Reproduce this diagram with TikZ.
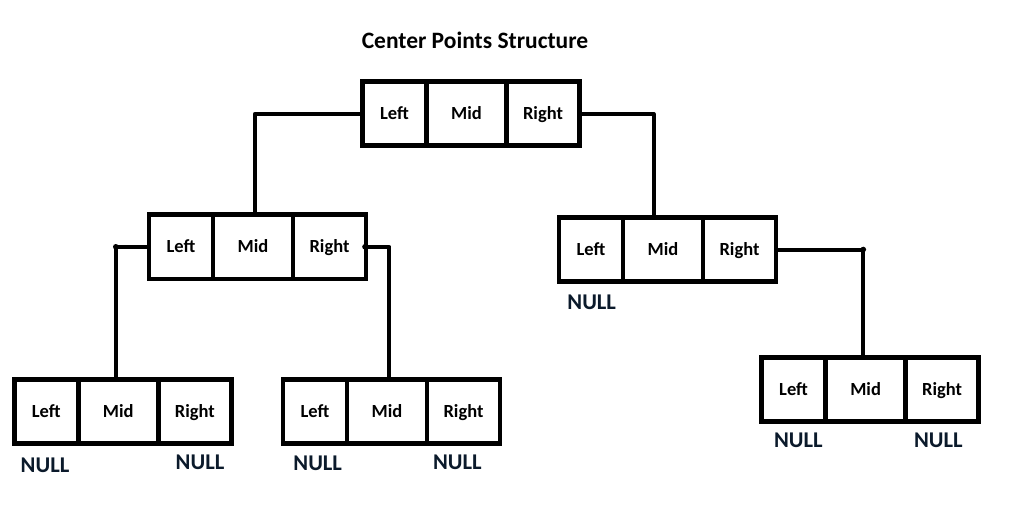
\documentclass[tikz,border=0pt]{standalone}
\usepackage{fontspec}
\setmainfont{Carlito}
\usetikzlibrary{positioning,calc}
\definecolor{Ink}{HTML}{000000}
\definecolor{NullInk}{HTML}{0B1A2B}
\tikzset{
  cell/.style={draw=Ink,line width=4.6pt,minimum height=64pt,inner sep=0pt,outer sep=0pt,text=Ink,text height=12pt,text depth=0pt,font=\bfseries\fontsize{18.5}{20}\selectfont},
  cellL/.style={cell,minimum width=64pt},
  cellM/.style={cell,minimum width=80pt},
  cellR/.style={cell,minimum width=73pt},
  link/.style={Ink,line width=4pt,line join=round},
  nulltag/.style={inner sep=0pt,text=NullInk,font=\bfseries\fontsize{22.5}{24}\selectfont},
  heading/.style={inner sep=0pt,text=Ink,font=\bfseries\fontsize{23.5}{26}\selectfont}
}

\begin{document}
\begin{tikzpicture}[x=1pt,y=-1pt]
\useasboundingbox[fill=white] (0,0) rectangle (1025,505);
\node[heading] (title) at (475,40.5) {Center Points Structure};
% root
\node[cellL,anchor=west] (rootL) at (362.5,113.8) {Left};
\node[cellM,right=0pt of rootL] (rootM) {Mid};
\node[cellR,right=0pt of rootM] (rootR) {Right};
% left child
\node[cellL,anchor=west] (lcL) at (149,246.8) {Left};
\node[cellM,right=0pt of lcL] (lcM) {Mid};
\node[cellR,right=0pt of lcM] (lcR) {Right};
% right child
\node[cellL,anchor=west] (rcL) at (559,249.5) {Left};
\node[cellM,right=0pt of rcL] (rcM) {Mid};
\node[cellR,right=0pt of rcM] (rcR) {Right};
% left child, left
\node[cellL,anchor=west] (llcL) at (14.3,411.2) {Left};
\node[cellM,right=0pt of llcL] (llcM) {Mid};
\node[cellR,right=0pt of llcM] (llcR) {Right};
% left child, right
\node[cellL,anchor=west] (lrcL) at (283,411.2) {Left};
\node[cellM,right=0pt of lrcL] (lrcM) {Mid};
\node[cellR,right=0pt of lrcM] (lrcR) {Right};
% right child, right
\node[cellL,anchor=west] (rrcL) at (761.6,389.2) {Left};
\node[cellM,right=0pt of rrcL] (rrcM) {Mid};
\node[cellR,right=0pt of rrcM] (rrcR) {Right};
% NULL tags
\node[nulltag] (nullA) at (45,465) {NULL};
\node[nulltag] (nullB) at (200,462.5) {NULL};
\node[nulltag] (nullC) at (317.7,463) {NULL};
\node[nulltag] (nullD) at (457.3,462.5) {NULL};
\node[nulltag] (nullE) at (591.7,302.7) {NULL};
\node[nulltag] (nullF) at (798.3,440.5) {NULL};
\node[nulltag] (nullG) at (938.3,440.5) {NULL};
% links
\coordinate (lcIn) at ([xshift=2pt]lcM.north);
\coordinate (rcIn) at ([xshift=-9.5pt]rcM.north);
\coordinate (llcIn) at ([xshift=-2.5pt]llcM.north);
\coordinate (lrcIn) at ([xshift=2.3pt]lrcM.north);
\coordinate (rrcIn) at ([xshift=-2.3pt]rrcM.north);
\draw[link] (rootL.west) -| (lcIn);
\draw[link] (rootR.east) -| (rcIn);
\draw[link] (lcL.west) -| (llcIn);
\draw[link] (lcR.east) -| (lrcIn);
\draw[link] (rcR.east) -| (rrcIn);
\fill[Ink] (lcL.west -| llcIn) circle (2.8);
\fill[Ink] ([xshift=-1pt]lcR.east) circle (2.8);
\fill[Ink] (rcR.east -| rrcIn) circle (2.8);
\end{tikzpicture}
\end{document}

-=-=-

**Task instructions:** Return to the listing above and set it down exactly, leaving out its pictures.

**Result of this task:**
Reproduce this diagram with TikZ.
\documentclass[tikz,border=0pt]{standalone}
\usepackage{fontspec}
\setmainfont{Carlito}
\usetikzlibrary{positioning,calc}
\definecolor{Ink}{HTML}{000000}
\definecolor{NullInk}{HTML}{0B1A2B}
\tikzset{
  cell/.style={draw=Ink,line width=4.6pt,minimum height=64pt,inner sep=0pt,outer sep=0pt,text=Ink,text height=12pt,text depth=0pt,font=\bfseries\fontsize{18.5}{20}\selectfont},
  cellL/.style={cell,minimum width=64pt},
  cellM/.style={cell,minimum width=80pt},
  cellR/.style={cell,minimum width=73pt},
  link/.style={Ink,line width=4pt,line join=round},
  nulltag/.style={inner sep=0pt,text=NullInk,font=\bfseries\fontsize{22.5}{24}\selectfont},
  heading/.style={inner sep=0pt,text=Ink,font=\bfseries\fontsize{23.5}{26}\selectfont}
}

\begin{document}
\begin{tikzpicture}[x=1pt,y=-1pt]
\useasboundingbox[fill=white] (0,0) rectangle (1025,505);
\node[heading] (title) at (475,40.5) {Center Points Structure};
% root
\node[cellL,anchor=west] (rootL) at (362.5,113.8) {Left};
\node[cellM,right=0pt of rootL] (rootM) {Mid};
\node[cellR,right=0pt of rootM] (rootR) {Right};
% left child
\node[cellL,anchor=west] (lcL) at (149,246.8) {Left};
\node[cellM,right=0pt of lcL] (lcM) {Mid};
\node[cellR,right=0pt of lcM] (lcR) {Right};
% right child
\node[cellL,anchor=west] (rcL) at (559,249.5) {Left};
\node[cellM,right=0pt of rcL] (rcM) {Mid};
\node[cellR,right=0pt of rcM] (rcR) {Right};
% left child, left
\node[cellL,anchor=west] (llcL) at (14.3,411.2) {Left};
\node[cellM,right=0pt of llcL] (llcM) {Mid};
\node[cellR,right=0pt of llcM] (llcR) {Right};
% left child, right
\node[cellL,anchor=west] (lrcL) at (283,411.2) {Left};
\node[cellM,right=0pt of lrcL] (lrcM) {Mid};
\node[cellR,right=0pt of lrcM] (lrcR) {Right};
% right child, right
\node[cellL,anchor=west] (rrcL) at (761.6,389.2) {Left};
\node[cellM,right=0pt of rrcL] (rrcM) {Mid};
\node[cellR,right=0pt of rrcM] (rrcR) {Right};
% NULL tags
\node[nulltag] (nullA) at (45,465) {NULL};
\node[nulltag] (nullB) at (200,462.5) {NULL};
\node[nulltag] (nullC) at (317.7,463) {NULL};
\node[nulltag] (nullD) at (457.3,462.5) {NULL};
\node[nulltag] (nullE) at (591.7,302.7) {NULL};
\node[nulltag] (nullF) at (798.3,440.5) {NULL};
\node[nulltag] (nullG) at (938.3,440.5) {NULL};
% links
\coordinate (lcIn) at ([xshift=2pt]lcM.north);
\coordinate (rcIn) at ([xshift=-9.5pt]rcM.north);
\coordinate (llcIn) at ([xshift=-2.5pt]llcM.north);
\coordinate (lrcIn) at ([xshift=2.3pt]lrcM.north);
\coordinate (rrcIn) at ([xshift=-2.3pt]rrcM.north);
\draw[link] (rootL.west) -| (lcIn);
\draw[link] (rootR.east) -| (rcIn);
\draw[link] (lcL.west) -| (llcIn);
\draw[link] (lcR.east) -| (lrcIn);
\draw[link] (rcR.east) -| (rrcIn);
\fill[Ink] (lcL.west -| llcIn) circle (2.8);
\fill[Ink] ([xshift=-1pt]lcR.east) circle (2.8);
\fill[Ink] (rcR.east -| rrcIn) circle (2.8);
\end{tikzpicture}
\end{document}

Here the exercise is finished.